Christian Kayser, Johannes Hultz und der Nordturm des Strassburger Münsters

Image1Im letzten Vortrag der Saison 2016-2017 des Straßburger Münstervereins sprach der Münchner Architekt und Bauforscher Christian Kayser am Mittwoch dem 15. März vor einem sehr zahlreichen Publikum über seine bauarchäologische Untersuchung des Nordturms des Straßburger Münsters und seine Neubewertung der Rolle des Architekten Johannes Hültz. Nach einer ausführlichen Bestandsaufnahme der Besonderheiten dieses in vielfacher Hinsicht außergewöhnlichen Bauteils, ging er in einem zweiten Teil auf z.T. noch offene Fragen zur Baugeschichte und zu den beteiligten Architekten ein.

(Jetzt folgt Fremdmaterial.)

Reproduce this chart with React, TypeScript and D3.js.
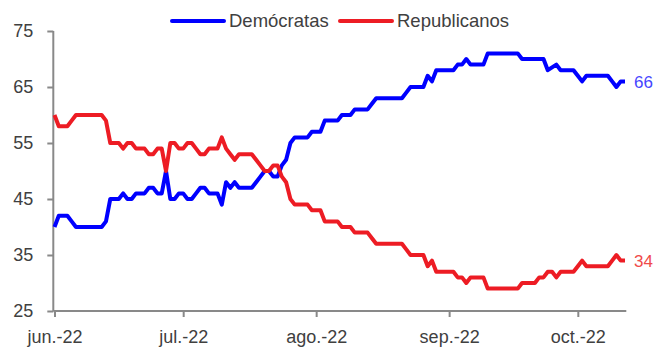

Bautechnisch gesehen besteht der Turm aus einer niedrigen quadratischen Sockelzone (aufbauend auf der Plattform des Fassadenblocks), aus einem zweistöckigen oktogonalen Aufbau, begleitet von vier je unterschiedlich gestalteten Treppentürmchen, die durch kleine Brücken mit der das Oktogon im oberen Teil des niedrigeren zweiten Stocks umlaufenden Terrasse verbunden sind, aus dem pyramidalen Turmhelm, bestehend aus trapezförmigen Maßwerkfeldern zwischen acht Pfeilern, auf denen sich Treppen S-förmig hochschlängeln, und schließlich aus der hohen Laterne, die auf mittlerer Höhe von einem Laufgang mit Balustrade umrundet wird und über weitere Treppen bis hin zu ihrer Spitze zugänglich ist.

Die Zugänglichkeit aller Teile des Turms ist hervorragend, z.B. auch durch die im unteren Oktogonstockwerk innen vorgesehenen Kragsteine für ein Zwischengerüst. Von unten weitgehend unsichtbare Bauteile wie das spektakuläre Luftrippengewölbe der Decke des unteren Oktogons sind sehr reich gestaltet, auch die Maßwerkornamentierung, die die tragende Struktur besonders des Helms z.T. verschleiern.

Besondere Betonung legte der Redner auf die fundamentale Bedeutung der eisernen Verbindungsstangen und Klammern, ohne die ein solches Bauwerk in Rekordhöhe nicht hätte errichtet werden können, und davon ausgehen die wichtige Rolle der Schmiede sowie der Zimmerleute – neben Stararchitekten wie Ulrich von Ensingen und Johannes Hültz, die überaus komplizierte geometrische Aufgaben zu bewältigen hatten (z.B. bei den in die Blöcke der Turmhelmpfeiler eingearbeiteten Stufen).

Im Vergleich zu anderen gleichzeitig im Heiligen Römischen Reich entstandenen, herausragenden Bauwerken, besonders Köln und Prag, nimmt Straßburg eine Sonderstellung ein, indem Ideen von verschiedenen Bauhütten, ausgehend von dem Vorbild des Freiburger Turmhelms ein Jahrhundert zuvor, kombiniert werden zu einer einmaligen Lösung.